Mais de 620 milhões para proteção digital
O investimento 1.5 do Plano Nacional de Recuperação e Resiliência (PNRR) disponibilizou 623 milhões de euros para a área de cibersegurança. Desse total, a ACN já destinou quase tudo até o fim de 2024, com 69 dos 82 projetos estratégicos iniciados.
No setor industrial, destaca-se o projeto da Fábrica de IA IT4LIA, um supercomputador de 400 milhões de euros a ser construído em Bolonha. A infraestrutura, voltada à inteligência artificial, também será usada na proteção de sistemas críticos do país.

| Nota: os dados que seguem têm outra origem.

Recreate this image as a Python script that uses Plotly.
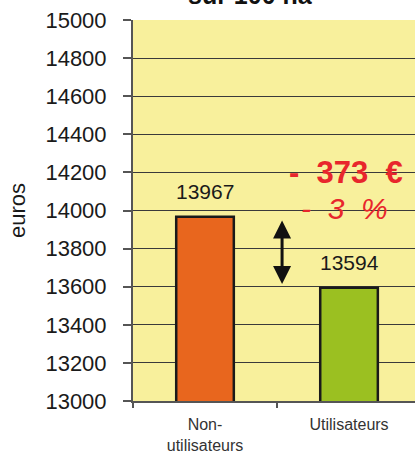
import plotly.graph_objects as go

categories = ["Non-<br>utilisateurs", "Utilisateurs"]
values = [13967, 13594]
bar_colors = ["#E8661E", "#9BC021"]
y_ticks = list(range(13000, 15001, 200))
y_tick_labels = [str(t) for t in y_ticks]
diff_text = "-\u00a0\u00a0373\u00a0\u00a0€"
pct_text = "-\u00a0\u00a03\u00a0\u00a0%"
title_text = "sur 100 ha"
y_title = "euros"

FONT = "Liberation Sans, Arial"

fig = go.Figure()
fig.add_trace(go.Bar(
    x=[0, 1], y=values,
    marker=dict(color=bar_colors, line=dict(color="#1a1a1a", width=2.5)),
    width=0.4, hoverinfo="skip",
))

# value labels
for i, v in enumerate(values):
    fig.add_annotation(x=i, y=v, text=str(v), showarrow=False, yanchor="bottom",
                       yshift=12, font=dict(family=FONT, size=21, color="#1a1a1a"))

# red difference labels
fig.add_annotation(x=0.98, y=14202, text="<b>" + diff_text + "</b>", showarrow=False,
                   font=dict(family=FONT, size=31, color="#E8262C"))
fig.add_annotation(x=0.97, y=14008, text="<i>" + pct_text + "</i>", showarrow=False,
                   font=dict(family=FONT, size=30, color="#E8262C"))

# double-headed arrow between values
fig.add_annotation(x=0.535, y=values[1] + 20, ax=0.535, ay=values[0] - 12,
                   axref="x", ayref="y", xref="x", yref="y", text="",
                   showarrow=True, arrowhead=2, startarrowhead=2, arrowside="end+start",
                   arrowwidth=3, arrowsize=1.2, startarrowsize=1.2, arrowcolor="#111111")

# title (mostly cut off at top)
fig.add_annotation(xref="paper", yref="paper", x=0.418, y=1.066, text="<b>" + title_text + "</b>",
                   showarrow=False, yanchor="middle",
                   font=dict(family=FONT, size=25, color="#111111"))

fig.update_layout(
    width=415, height=454,
    margin=dict(l=133, r=0, t=20, b=53, autoexpand=False),
    paper_bgcolor="white", plot_bgcolor="#F8F09C",
    showlegend=False,
    font=dict(family=FONT, color="#222222"),
)
fig.update_xaxes(
    range=[-0.5, 1.458], tickvals=[0, 1], ticktext=categories,
    showgrid=False, showline=True, linecolor="#555555", linewidth=2,
    ticks="", tickfont=dict(size=16, color="#333333"), ticklabelstandoff=8,
    zeroline=False, automargin=False,
    minor=dict(tickvals=[-0.5, 0.5], ticks="outside", ticklen=5, tickcolor="#555555",
               tickwidth=1.5, showgrid=False),
)
fig.update_yaxes(
    range=[13000, 15000], tickvals=y_ticks, ticktext=y_tick_labels,
    ticks="outside", ticklen=8, tickcolor="#555555", tickwidth=1.5,
    showgrid=True, gridcolor="#3a3a3a", gridwidth=1,
    showline=True, linecolor="#555555", linewidth=2,
    tickfont=dict(size=22, color="#1a1a1a"), ticklabelstandoff=12,
    title=dict(text=y_title, font=dict(size=22, color="#1a1a1a"), standoff=14),
    zeroline=False, automargin=False,
)

fig.write_html("out.html", config={"displayModeBar": False},
               post_script="document.body.style.margin='0';")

Fator humano: o elo mais vulnerável
Apesar dos avanços tecnológicos e regulatórios, a ACN destaca que o fator humano continua sendo o elo mais frágil da cadeia de segurança. Em 2024, foram promovidos mais de 50 eventos nacionais, centenas de reuniões com setores público e privado, além de uma parceria com o Ministério da Educação para levar a cultura da segurança cibernética às escolas.
“A conscientização digital da sociedade é condição indispensável para uma resiliência duradoura”, afirma o relatório.
Cibersegurança como soberania nacional
A mensagem da ACN é clara: a cibersegurança não é mais uma opção, mas uma condição essencial para o funcionamento do Estado e da economia. O ano de 2024 foi um alerta definitivo.
Empresas, governos e cidadãos precisam adotar uma nova mentalidade: ninguém está seguro sozinho. Como destaca a própria Agência: “A resiliência cibernética é uma responsabilidade compartilhada”. No ciberespaço, talvez ainda mais do que no mundo físico, ninguém se salva sozinho.